──────── DATA EXTRACT
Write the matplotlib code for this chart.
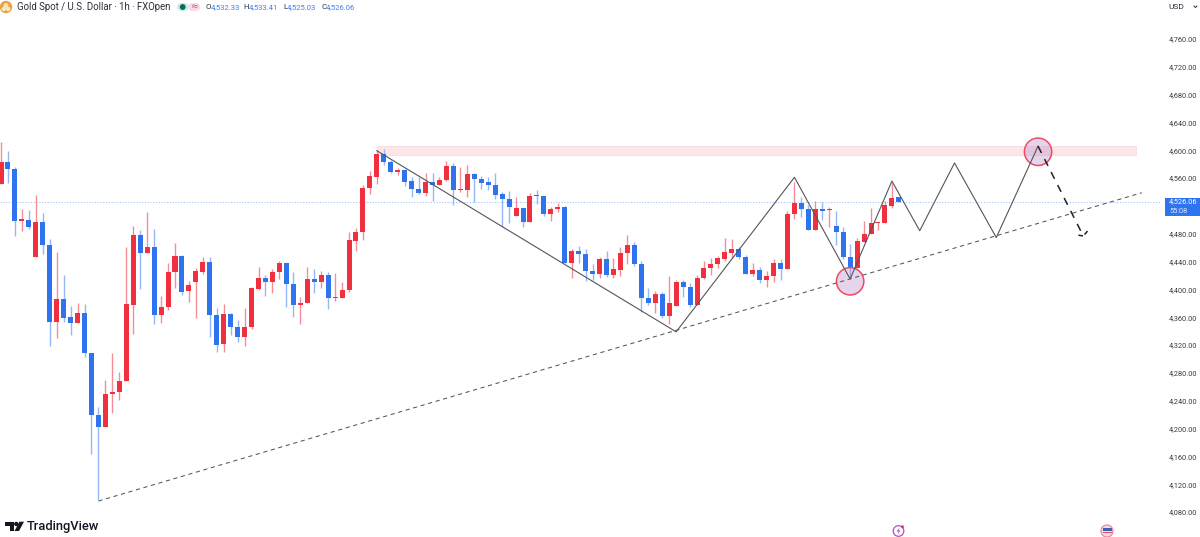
import matplotlib
matplotlib.use("Agg")
import matplotlib.pyplot as plt
from matplotlib.patches import Circle, Polygon, Rectangle, FancyBboxPatch

plt.rcParams['font.family'] = ['Roboto', 'DejaVu Sans']

# candles, one hour each
opens = [4552.0, 4582.8, 4572.7, 4498.4, 4500.3, 4446.2, 4497.0, 4463.4, 4353.2, 4386.7,
         4359.9, 4351.3, 4366.6, 4309.0, 4219.5, 4202.2, 4249.7, 4252.6, 4268.4, 4377.2,
         4477.8, 4452.8, 4461.4, 4362.8, 4374.3, 4425.1, 4448.1, 4397.3, 4410.3, 4424.6,
         4439.9, 4363.3, 4321.1, 4364.7, 4345.6, 4331.6, 4345.6, 4400.6, 4416.4, 4410.7,
         4425.1, 4437.6, 4407.4, 4378.1, 4380.5, 4415.0, 4410.3, 4420.3, 4388.1, 4388.1,
         4398.8, 4469.6, 4483.0, 4545.8, 4562.1, 4594.7, 4583.2, 4568.4, 4571.7, 4555.5,
         4544.8, 4538.2, 4554.9, 4550.1, 4557.3, 4577.9, 4543.0, 4543.4, 4566.4, 4558.3,
         4554.0, 4549.7, 4537.2, 4530.0, 4505.6, 4516.6, 4497.0, 4535.3, 4534.3, 4508.0,
         4515.6, 4518.9, 4437.6, 4454.8, 4451.4, 4426.5, 4422.2, 4443.3, 4421.2, 4427.9,
         4452.0, 4463.9, 4436.6, 4388.1, 4380.5, 4393.9, 4362.2, 4376.2, 4410.3, 4403.5,
         4377.2, 4416.4, 4431.0, 4436.6, 4444.2, 4452.0, 4458.6, 4446.2, 4422.2, 4427.9,
         4413.6, 4419.3, 4437.6, 4429.8, 4508.5, 4523.8, 4515.2, 4485.5, 4515.6, 4513.8,
         4490.8, 4482.6, 4447.1, 4430.4, 4468.2, 4479.7, 4495.5, 4495.9, 4520.4, 4532.33]
closes = [4582.8, 4572.7, 4498.8, 4500.8, 4489.3, 4497.0, 4463.4, 4353.2, 4386.7, 4359.4,
          4351.3, 4366.6, 4309.0, 4219.5, 4202.7, 4250.1, 4253.0, 4268.4, 4379.0, 4477.8,
          4452.8, 4461.4, 4362.8, 4374.3, 4425.5, 4448.1, 4396.3, 4406.4, 4426.5, 4439.9,
          4363.3, 4320.1, 4364.7, 4345.6, 4331.6, 4346.0, 4402.1, 4416.4, 4410.3, 4425.1,
          4437.6, 4407.4, 4378.1, 4380.9, 4415.0, 4410.3, 4420.3, 4387.3, 4389.1, 4399.6,
          4471.1, 4483.0, 4545.8, 4563.1, 4594.7, 4582.8, 4568.8, 4572.1, 4554.5, 4544.4,
          4538.2, 4554.9, 4550.1, 4557.3, 4577.9, 4543.0, 4544.0, 4566.4, 4558.3, 4553.4,
          4549.7, 4536.2, 4530.0, 4518.9, 4516.6, 4496.5, 4534.8, 4534.3, 4508.0, 4515.6,
          4518.9, 4437.6, 4454.8, 4451.4, 4426.5, 4422.2, 4443.3, 4421.2, 4429.0, 4452.0,
          4463.9, 4436.6, 4388.1, 4380.5, 4393.9, 4362.2, 4380.9, 4410.3, 4403.5, 4377.2,
          4416.9, 4431.3, 4436.6, 4445.2, 4453.4, 4458.6, 4446.2, 4422.2, 4427.9, 4413.6,
          4419.3, 4437.6, 4429.8, 4508.9, 4523.8, 4515.2, 4485.5, 4515.6, 4512.8, 4515.2,
          4482.6, 4447.1, 4430.4, 4469.2, 4480.1, 4495.5, 4496.9, 4521.8, 4531.5, 4526.06]
highs = [4612.4, 4599.4, 4576.4, 4515.6, 4514.2, 4535.3, 4509.5, 4472.0, 4453.8, 4421.2,
         4376.6, 4380.9, 4379.0, 4309.0, 4231.4, 4269.8, 4308.2, 4281.3, 4461.4, 4491.2,
         4485.5, 4511.3, 4486.5, 4390.6, 4438.4, 4466.3, 4449.1, 4412.6, 4430.4, 4447.1,
         4446.2, 4372.9, 4379.0, 4366.6, 4356.0, 4373.7, 4403.9, 4432.7, 4420.3, 4429.4,
         4440.9, 4439.9, 4425.5, 4388.7, 4432.7, 4429.8, 4426.9, 4424.6, 4423.2, 4410.3,
         4483.0, 4488.3, 4550.6, 4570.7, 4600.5, 4601.9, 4586.1, 4574.6, 4573.6, 4562.1,
         4561.2, 4567.0, 4567.0, 4561.2, 4584.6, 4582.2, 4575.6, 4578.5, 4567.8, 4563.1,
         4562.1, 4567.8, 4540.5, 4541.1, 4533.3, 4516.6, 4539.1, 4543.0, 4534.5, 4518.9,
         4523.8, 4520.0, 4458.1, 4462.9, 4458.6, 4436.6, 4446.2, 4455.3, 4444.8, 4460.6,
         4478.3, 4467.8, 4441.3, 4401.6, 4397.8, 4396.8, 4419.8, 4413.6, 4413.6, 4409.7,
         4420.8, 4441.3, 4445.2, 4448.1, 4474.0, 4472.9, 4461.4, 4449.5, 4437.6, 4431.8,
         4426.1, 4444.2, 4443.3, 4513.2, 4554.9, 4532.5, 4521.4, 4527.6, 4525.3, 4518.9,
         4513.2, 4489.3, 4465.3, 4474.4, 4498.8, 4516.6, 4497.0, 4527.1, 4552.6, 4533.41]
lows = [4552.0, 4553.4, 4476.8, 4484.4, 4487.3, 4446.2, 4450.9, 4318.7, 4329.8, 4353.6,
        4334.5, 4351.3, 4302.4, 4163.0, 4097.3, 4202.2, 4222.8, 4241.0, 4268.4, 4335.9,
        4400.6, 4452.8, 4350.3, 4352.2, 4370.4, 4402.1, 4392.4, 4381.9, 4358.5, 4421.8,
        4331.2, 4310.0, 4310.0, 4334.5, 4324.9, 4318.7, 4343.6, 4399.2, 4391.0, 4395.3,
        4414.6, 4375.2, 4360.4, 4350.3, 4380.5, 4395.3, 4402.1, 4371.9, 4383.0, 4388.1,
        4396.8, 4455.7, 4471.1, 4536.8, 4551.6, 4579.3, 4567.4, 4565.0, 4548.7, 4532.5,
        4537.6, 4534.3, 4526.7, 4550.1, 4555.5, 4521.4, 4540.5, 4532.5, 4525.3, 4544.4,
        4543.0, 4529.6, 4489.3, 4495.1, 4505.6, 4489.3, 4497.0, 4522.8, 4506.0, 4498.8,
        4511.8, 4437.6, 4416.0, 4438.4, 4412.1, 4413.6, 4416.9, 4417.9, 4416.4, 4419.8,
        4436.6, 4433.7, 4368.0, 4377.2, 4366.6, 4359.4, 4350.3, 4376.2, 4388.7, 4375.2,
        4377.2, 4414.6, 4420.8, 4430.4, 4440.5, 4445.2, 4444.2, 4422.2, 4419.3, 4409.7,
        4403.9, 4411.1, 4413.6, 4429.8, 4500.8, 4504.6, 4485.5, 4485.5, 4499.8, 4490.2,
        4463.9, 4444.2, 4416.4, 4430.4, 4468.2, 4479.7, 4485.5, 4495.9, 4516.6, 4525.03]

price_ticks = list(range(4080, 4761, 40))
last_price = 4526.06

# hand drawn stuff on the chart
zigzag_bars = [54, 97, 114, 122, 128, 132, 137, 143, 149]
zigzag_prices = [4599.4, 4339.0, 4561.2, 4415.0, 4555.8, 4484.4, 4581.8, 4474.6, 4606.0]
trend_bars = [14, 163.9]
trend_prices = [4095.8, 4539.0]
arrow_bars = [149, 155.5]
arrow_prices = [4606.0, 4476.8]
wing_bars = [154.8, 155.5, 156.2]
wing_prices = [4478.0, 4476.8, 4485.0]
zone_bars = [54, 163]
zone_prices = [4593.5, 4605.9]
circle_bars = [122, 149]
circle_prices = [4411.7, 4597.9]

UP = '#f0303f'
DOWN = '#2f74ee'
UP_WICK = '#f58d97'
DOWN_WICK = '#93b8f5'
LINE = '#55555a'

fig = plt.figure(figsize=(12, 5.37), dpi=100)
ax = fig.add_axes([0, 0, 1160 / 1200, 1])
ax.set_xlim(-0.144, 166.52)
ax.set_ylim(4044.1, 4816.07)

ax.add_patch(Rectangle((zone_bars[0], zone_prices[0]), zone_bars[1] - zone_bars[0],
                       zone_prices[1] - zone_prices[0], facecolor='#fde6e8',
                       edgecolor='#fbd6da', lw=0.5, zorder=1))
ax.axhline(last_price, color='#a5c3f5', lw=0.8, ls=(0, (1, 1.5)), zorder=1)

for i in range(len(opens)):
    up = closes[i] >= opens[i]
    ax.vlines(i, lows[i], highs[i], color=UP_WICK if up else DOWN_WICK, lw=1.0, zorder=2)
    bottom = min(opens[i], closes[i])
    height = max(abs(closes[i] - opens[i]), 1.5)
    ax.bar(i, height, bottom=bottom, width=0.72, color=UP if up else DOWN, lw=0, zorder=3)

ax.scatter(circle_bars, circle_prices, s=388, facecolor='#b784c8', alpha=0.35, lw=0, zorder=4)
ax.scatter(circle_bars, circle_prices, s=388, facecolor='none', edgecolor='#ee4a62', lw=1.1, zorder=5)

ax.plot(zigzag_bars, zigzag_prices, color=LINE, lw=0.8, zorder=6)
ax.plot(trend_bars, trend_prices, color=LINE, lw=0.75, ls=(0, (4, 3.5)), zorder=6)
ax.plot(arrow_bars, arrow_prices, color='#222222', lw=1.1, ls=(0, (5, 4.5)), zorder=6)
ax.plot(wing_bars, wing_prices, color='#222222', lw=1.1, ls=(0, (3, 1.5)), zorder=6)

for side in ax.spines.values():
    side.set_visible(False)
ax.set_xticks([])
ax.yaxis.tick_right()
ax.set_yticks(price_ticks)
ax.set_yticklabels([f"{p:,.2f}" for p in price_ticks])
ax.tick_params(axis='y', length=0, pad=6.5, labelsize=5.3, labelcolor='#3a3a3a')

# header, price tag and logos are placed in pixels
over = fig.add_axes([0, 0, 1, 1], zorder=10)
over.set_xlim(0, 1200)
over.set_ylim(537, 0)
over.axis('off')

over.add_patch(Circle((6, 7), 5.5, color='#e8a33a'))
over.add_patch(Circle((6, 5.5), 1.7, color='#fbe6c0'))
over.add_patch(Circle((3.8, 9), 1.5, color='#fbe6c0'))
over.add_patch(Circle((8.2, 9), 1.5, color='#fbe6c0'))
over.text(17, 7.2, "Gold Spot / U.S. Dollar · 1h · FXOpen", fontsize=6.9, color='#2a2e39', va='center')

over.add_patch(FancyBboxPatch((177, 3), 11.5, 8, boxstyle="round,pad=0,rounding_size=4", color='#cdeee6', lw=0))
over.add_patch(FancyBboxPatch((188.5, 3), 11.5, 8, boxstyle="round,pad=0,rounding_size=4", color='#fbdbe6', lw=0))
over.add_patch(Circle((182.7, 7), 2.2, color='#0b6b58'))
over.text(194, 7, "≈", fontsize=6.5, color='#e0487f', ha='center', va='center', family='DejaVu Sans')

ohlc_labels = ["O", "H", "L", "C"]
ohlc_values = ["4,532.33", "4,533.41", "4,525.03", "4,526.06"]
ohlc_label_x = [205, 243, 283, 321]
ohlc_value_x = [211, 249, 287, 326]
for lab, val, lx, vx in zip(ohlc_labels, ohlc_values, ohlc_label_x, ohlc_value_x):
    over.text(lx, 7.2, lab, fontsize=5.6, color='#2a2e39', va='center')
    over.text(vx, 7.2, val, fontsize=5.5, color='#3f7fe8', va='center')

over.text(1168, 6.8, "USD", fontsize=6.0, color='#2a2e39', va='center')
over.plot([1194, 1195.5, 1197], [6, 7.5, 6], color='#2a2e39', lw=0.7)

over.add_patch(Rectangle((1165, 197.7), 35, 18, color='#2f74ee', lw=0))
over.text(1169, 201.8, "4,526.06", fontsize=5.3, color='white', va='center')
over.text(1169, 211.2, "55:08", fontsize=5.3, color='#dbe7fb', va='center')

over.add_patch(Polygon([(5, 521.7), (14, 521.7), (14, 531), (9.5, 531), (9.5, 526), (5, 526)], color='#131722', lw=0))
over.add_patch(Circle((16.3, 524), 2.2, color='#131722', lw=0))
over.add_patch(Polygon([(19.5, 521.7), (24, 521.7), (19, 531), (14.5, 531)], color='#131722', lw=0))
over.text(27, 526.8, "TradingView", fontsize=9.3, fontweight='medium', color='#131722', va='center')

over.add_patch(Circle((898.5, 531), 5.3, facecolor='white', edgecolor='#b24fc4', lw=0.9))
over.add_patch(Polygon([(899.5, 527.5), (896.5, 531.5), (898.5, 531.5), (897.5, 534.5), (900.5, 530.5), (898.5, 530.5)], color='#b24fc4', lw=0))
over.add_patch(Circle((902.5, 526.8), 1.5, color='#ee3a50', lw=0))

over.add_patch(Circle((1107, 531), 6, facecolor='#f6dbe2', edgecolor='#e58aa5', lw=0.9))
over.add_patch(Rectangle((1102.5, 527.5), 9, 3, color='#3c5fb0', lw=0))
over.add_patch(Rectangle((1102.5, 532), 9, 1.3, color='#e0506a', lw=0))

fig.savefig("out.png", dpi=100)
────────────────
# EXERCISE PROMPT
Write out nothing but the lines from the start of the data through the line with "plt.rcParams['font.family'] = ['Roboto', 'DejaVu". Leave out the pictures.

# TASK OUTPUT
Write the matplotlib code for this chart.
import matplotlib
matplotlib.use("Agg")
import matplotlib.pyplot as plt
from matplotlib.patches import Circle, Polygon, Rectangle, FancyBboxPatch

plt.rcParams['font.family'] = ['Roboto', 'DejaVu Sans']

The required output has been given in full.